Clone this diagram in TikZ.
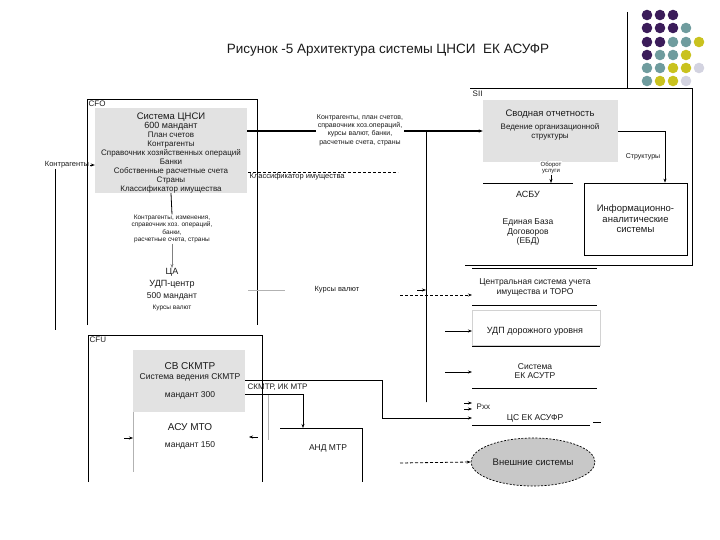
\documentclass[tikz,border=0pt]{standalone}
\usepackage{fontspec}
\setmainfont{Liberation Sans}
\usetikzlibrary{arrows.meta,shapes.geometric}
\definecolor{dpurple}{HTML}{3B1C5A}
\definecolor{dteal}{HTML}{6F9C9E}
\definecolor{dyellow}{HTML}{C9C21E}
\definecolor{dlight}{HTML}{D3D3E0}
\definecolor{boxgrey}{HTML}{E2E2E2}
\definecolor{extgrey}{HTML}{C8C8C8}
\definecolor{txt}{HTML}{1A1A1A}
\begin{document}
\begin{tikzpicture}[x=1pt,y=-1pt,
  tA/.style={font=\fontsize{13.5}{15}\selectfont},
  tTen/.style={font=\fontsize{10}{11.5}\selectfont},
  tNine/.style={font=\fontsize{9.5}{10.5}\selectfont},
  tNn/.style={font=\fontsize{9}{10}\selectfont},
  tEf/.style={font=\fontsize{8.5}{9.5}\selectfont},
  tE/.style={font=\fontsize{8}{9}\selectfont},
  tSf/.style={font=\fontsize{7.5}{8.5}\selectfont},
  tS/.style={font=\fontsize{7}{8.3}\selectfont},
  tSix/.style={font=\fontsize{6.5}{7.3}\selectfont},
  txtn/.style={inner sep=0.5pt, align=center, text=txt},
  gbox/.style={fill=boxgrey, draw=none, inner sep=0pt},
  ln/.style={draw=black, line width=0.8pt},
  faint/.style={draw=gray!60, line width=0.6pt},
  arr/.style={ln, -{Stealth[length=4pt,width=3pt]}},
  darr/.style={arr, dash pattern=on 3pt off 2pt},
  dotp/.style={fill=dpurple}, dott/.style={fill=dteal},
  doty/.style={fill=dyellow}, dotl/.style={fill=dlight}
]
\useasboundingbox (0,0) rectangle (720,540);

% decorative slide elements
\draw[ln] (627,12) -- (627,88);
\foreach \x/\y/\c in {647/15/dotp,660/15/dotp,673/15/dotp,
  647/28/dotp,660/28/dotp,673/28/dotp,686/28/dott,
  647/42/dotp,660/42/dotp,673/42/dott,686/42/dott,699/42/doty,
  647/55/dotp,660/55/dott,673/55/dott,686/55/doty,
  647/68/dott,660/68/dott,673/68/doty,686/68/doty,699/68/dotl,
  647/81/dott,660/81/doty,673/81/doty,686/81/dotl}
  {\fill[\c] (\x,\y) circle[radius=5.3pt];}

\node[tA,txtn] (title) at (388,50) {Рисунок -5 Архитектура системы ЦНСИ~~ЕК АСУФР};

% ---------- CFO ----------
\draw[ln] (87,325) -- (87,99) -- (257,99) -- (257,325);
\node[tE,txtn,anchor=west] (cfo) at (88,104) {CFO};
\node[gbox, minimum width=152pt, minimum height=85pt] (cnsi) at (171,150.5) {};
\node[txtn,font=\fontsize{8}{9}\selectfont] (cnsitxt) at (171,153)
 {{\fontsize{9.5}{10}\selectfont Система ЦНСИ}\\
  {\fontsize{9}{10}\selectfont 600 мандант}\\
  План счетов\\ Контрагенты\\ Справочник хозяйственных операций\\ Банки\\
  Собственные расчетные счета\\ Страны\\ Классификатор имущества};

\node[tSf,txtn] (kontrL) at (67,165) {Контрагенты};
\draw[arr] (kontrL.east) -- (cnsi.west |- kontrL.east);
\coordinate (lv0) at (55,169);
\coordinate (lv1) at (55,330);
\draw[ln, line width=0.6pt] (lv0) -- (lv1);

\node[tSix,txtn] (chg) at (172,229)
 {Контрагенты, изменения,\\справочник хоз. операций,\\банки,\\расчетные счета, страны};
\draw[ln] (cnsi.south) -- (chg.north);

\node[txtn] (ca) at (172,290)
 {{\fontsize{9}{10}\selectfont ЦА}\\[-0.5pt]
  {\fontsize{9}{10}\selectfont УДП-центр}\\[0.5pt]
  {\fontsize{8.5}{9.5}\selectfont 500 мандант}\\[-1pt]
  {\fontsize{6.5}{7.5}\selectfont Курсы валют}};
\draw[arr, draw=gray, line width=0.5pt] (chg.south) -- (ca.north);

\node[tS,txtn] (kontr) at (360,130)
 {Контрагенты, план счетов,\\справочник хоз.операций,\\курсы валют, банки,\\расчетные счета, страны};
\node[tSf,txtn,anchor=west] (klass) at (249,177) {Классификатор имущества};

\coordinate (k0) at (248,290);
\coordinate (k1) at (285,290);
\draw[faint] (k0) -- (k1);
\node[tSf,txtn] (kursy) at (337,290) {Курсы валют};

% ---------- SII ----------
\draw[ln] (470,88) -- (692,88) -- (692,265) -- (465,265);
\node[tE,txtn,anchor=west] (sii) at (472,94) {SII};
\node[gbox, minimum width=135pt, minimum height=62pt] (svod) at (550.5,131) {};
\node[tNine,txtn] (svod1) at (550,114) {Сводная отчетность};
\node[tE,txtn] (svod2) at (550,132) {Ведение организационной\\структуры};

\node[draw, line width=0.8pt, minimum width=103pt, minimum height=72pt, tNine, align=center, text=txt]
  (info) at (635.5,219) {Информационно-\\аналитические\\системы};
\coordinate (turn) at (665,131);
\draw[arr] (svod.east |- turn) -- (turn) -- (turn |- info.north);
\node[tS,txtn] (struct) at (643,157) {Структуры};

\coordinate (asbuL) at (483,183);
\coordinate (asbuR) at (573,183);
\draw[ln] (asbuL) -- (asbuR);
\node[font=\fontsize{6}{6.8}\selectfont,txtn,fill=white] (obor) at (551,168) {Оборот\\услуги};
\draw[arr, line width=0.5pt] (obor.south) -- (obor.south |- asbuL);
\node[tNn,txtn] (asbu) at (528,194) {АСБУ};
\node[tEf,txtn] (ebd) at (528,232) {Единая База\\Договоров\\(ЕБД)};

% ---------- right column ----------
\coordinate (r1a) at (472,268);
\coordinate (r1b) at (597,268);
\draw[ln] (r1a) -- (r1b);
\node[tEf,txtn] (central) at (535,287.5) {Центральная система учета\\имущества и ТОРО};
\coordinate (r2a) at (472,305);
\coordinate (r2b) at (597,305);
\draw[ln] (r2a) -- (r2b);

\node[draw=gray!35, line width=0.6pt, minimum width=128pt, minimum height=35pt, inner sep=0pt] (udpbox) at (536,327.5) {};
\node[tNn,txtn] (udp) at (535,331) {УДП дорожного уровня};
\coordinate (r3a) at (472,346);
\coordinate (r3b) at (600,346);
\draw[ln] (r3a) -- (r3b);

\node[tEf,txtn] (ekasutr) at (535,371) {Система\\ЕК АСУТР};
\coordinate (r4a) at (472,388);
\coordinate (r4b) at (597,388);
\draw[ln] (r4a) -- (r4b);

\node[tE,txtn,anchor=west] (pxx) at (476,407) {Pxx};
\node[tEf,txtn] (cs) at (535,418) {ЦС ЕК АСУФР};
\coordinate (r5a) at (472,425);
\coordinate (r5b) at (590,425);
\draw[ln] (r5a) -- (r5b);
\coordinate (r5c) at (593,422);
\coordinate (r5d) at (601,422);
\draw[ln] (r5c) -- (r5d);

\node[ellipse, draw, line width=0.7pt, dash pattern=on 2pt off 1.5pt, fill=extgrey,
  minimum width=124pt, minimum height=48pt, tNine, text=txt] (ext) at (533,462) {Внешние системы};

% ---------- CFU ----------
\draw[ln] (88,482) -- (88,335) -- (262,335) -- (262,482);
\node[tE,txtn,anchor=west] (cfu) at (89,340) {CFU};
\node[gbox, minimum width=112pt, minimum height=62pt] (skmtr) at (189,381) {};
\node[tTen,txtn] (skm1) at (190,366) {СВ СКМТР};
\node[tEf,txtn] (skm2) at (190,377) {Система ведения СКМТР};
\node[tEf,txtn] (skm3) at (190,395) {мандант 300};

\coordinate (mv0) at (133,412);
\coordinate (mv1) at (133,472);
\draw[faint] (mv0) -- (mv1);
\node[tTen,txtn] (asumto) at (190,427) {АСУ МТО};
\node[tEf,txtn] (m150) at (190,445) {мандант 150};
\coordinate (ma0) at (124,438);
\draw[arr, line width=0.5pt] (ma0) -- (ma0 -| mv0);
\coordinate (ma1) at (258,437);
\coordinate (ma2) at (249,437);
\draw[arr, line width=0.5pt] (ma1) -- (ma2);

\coordinate (and0) at (280,428);
\coordinate (and1) at (362,428);
\coordinate (and2) at (362,482);
\draw[ln] (and0) -- (and1) -- (and2);
\node[tEf,txtn] (andm) at (328,448) {АНД МТР};
\coordinate (g0) at (268,394);
\coordinate (g1) at (268,440);
\draw[faint] (g0) -- (g1);
\node[tE,txtn,anchor=west] (ikmtr) at (247,387) {СКМТР, ИК МТР};

% ---------- connectors ----------
\path (426,131) coordinate (busA) (426,402) coordinate (busB);
\coordinate (busM) at (426,290);
\coordinate (h1a) at (cnsi.east |- turn);
\coordinate (h1b) at (kontr.west |- turn);
\coordinate (h2a) at (kontr.east |- turn);
\coordinate (h2b) at (svod.west |- turn);
\draw[ln] (busA) -- (busM);
\draw[ln] (busM) -- (busB);
\fill[black] ([xshift=-0.5pt]busA) rectangle ([xshift=0.5pt]busB);
\node[draw=black, line width=0.8pt, inner sep=0pt, minimum width=0pt, minimum height=271pt] (busline) at (426,266.5) {};
\draw[ln] (h1a) -- (h1b);
\fill[black] ([yshift=-0.5pt]h1a) rectangle ([yshift=0.5pt]h1b);
\draw[ln] (h2a) -- (busA);
\draw[arr] (busA) -- (h2b);
\fill[black] ([yshift=-0.5pt]h2a) rectangle ([yshift=0.5pt,xshift=-3pt]h2b);

\coordinate (kla) at (248,172);
\coordinate (klb) at (398,172);
\draw[darr, -] (kla) -- (klb);

\coordinate (k2) at (417,290);
\draw[arr] (k2) -- (k2 -| busA);
\coordinate (d1) at (400,295);
\draw[darr] (d1) -- (d1 -| r1a);
\coordinate (u0) at (445,331);
\draw[arr] (u0) -- (u0 -| r1a);
\coordinate (u1) at (445,372);
\draw[arr] (u1) -- (u1 -| r1a);
\coordinate (p0) at (464,403);
\coordinate (p1) at (464,409);
\draw[arr, line width=0.5pt] (p0) -- (p0 -| r1a);
\draw[arr, line width=0.5pt] (p1) -- (p1 -| r1a);
\coordinate (e0) at (400,463);
\draw[darr] (e0) -- (ext.west);

\coordinate (s1) at (382,380);
\coordinate (s2) at (382,418);
\draw[arr] (skmtr.east |- s1) -- (s1) -- (s2) -- (s2 -| r1a);
\coordinate (a1) at (303,394);
\draw[arr] (skmtr.east |- a1) -- (a1) -- (a1 |- and0);

\end{tikzpicture}
\end{document}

PROBLEM DESCRIPTION
Return, unchanged, the lines from the first line of the material through the line that holds "(title) at (388,50)", inclusive, omitting pictures.

SOLVED EXERCISE
Clone this diagram in TikZ.
\documentclass[tikz,border=0pt]{standalone}
\usepackage{fontspec}
\setmainfont{Liberation Sans}
\usetikzlibrary{arrows.meta,shapes.geometric}
\definecolor{dpurple}{HTML}{3B1C5A}
\definecolor{dteal}{HTML}{6F9C9E}
\definecolor{dyellow}{HTML}{C9C21E}
\definecolor{dlight}{HTML}{D3D3E0}
\definecolor{boxgrey}{HTML}{E2E2E2}
\definecolor{extgrey}{HTML}{C8C8C8}
\definecolor{txt}{HTML}{1A1A1A}
\begin{document}
\begin{tikzpicture}[x=1pt,y=-1pt,
  tA/.style={font=\fontsize{13.5}{15}\selectfont},
  tTen/.style={font=\fontsize{10}{11.5}\selectfont},
  tNine/.style={font=\fontsize{9.5}{10.5}\selectfont},
  tNn/.style={font=\fontsize{9}{10}\selectfont},
  tEf/.style={font=\fontsize{8.5}{9.5}\selectfont},
  tE/.style={font=\fontsize{8}{9}\selectfont},
  tSf/.style={font=\fontsize{7.5}{8.5}\selectfont},
  tS/.style={font=\fontsize{7}{8.3}\selectfont},
  tSix/.style={font=\fontsize{6.5}{7.3}\selectfont},
  txtn/.style={inner sep=0.5pt, align=center, text=txt},
  gbox/.style={fill=boxgrey, draw=none, inner sep=0pt},
  ln/.style={draw=black, line width=0.8pt},
  faint/.style={draw=gray!60, line width=0.6pt},
  arr/.style={ln, -{Stealth[length=4pt,width=3pt]}},
  darr/.style={arr, dash pattern=on 3pt off 2pt},
  dotp/.style={fill=dpurple}, dott/.style={fill=dteal},
  doty/.style={fill=dyellow}, dotl/.style={fill=dlight}
]
\useasboundingbox (0,0) rectangle (720,540);

% decorative slide elements
\draw[ln] (627,12) -- (627,88);
\foreach \x/\y/\c in {647/15/dotp,660/15/dotp,673/15/dotp,
  647/28/dotp,660/28/dotp,673/28/dotp,686/28/dott,
  647/42/dotp,660/42/dotp,673/42/dott,686/42/dott,699/42/doty,
  647/55/dotp,660/55/dott,673/55/dott,686/55/doty,
  647/68/dott,660/68/dott,673/68/doty,686/68/doty,699/68/dotl,
  647/81/dott,660/81/doty,673/81/doty,686/81/dotl}
  {\fill[\c] (\x,\y) circle[radius=5.3pt];}

\node[tA,txtn] (title) at (388,50) {Рисунок -5 Архитектура системы ЦНСИ~~ЕК АСУФР};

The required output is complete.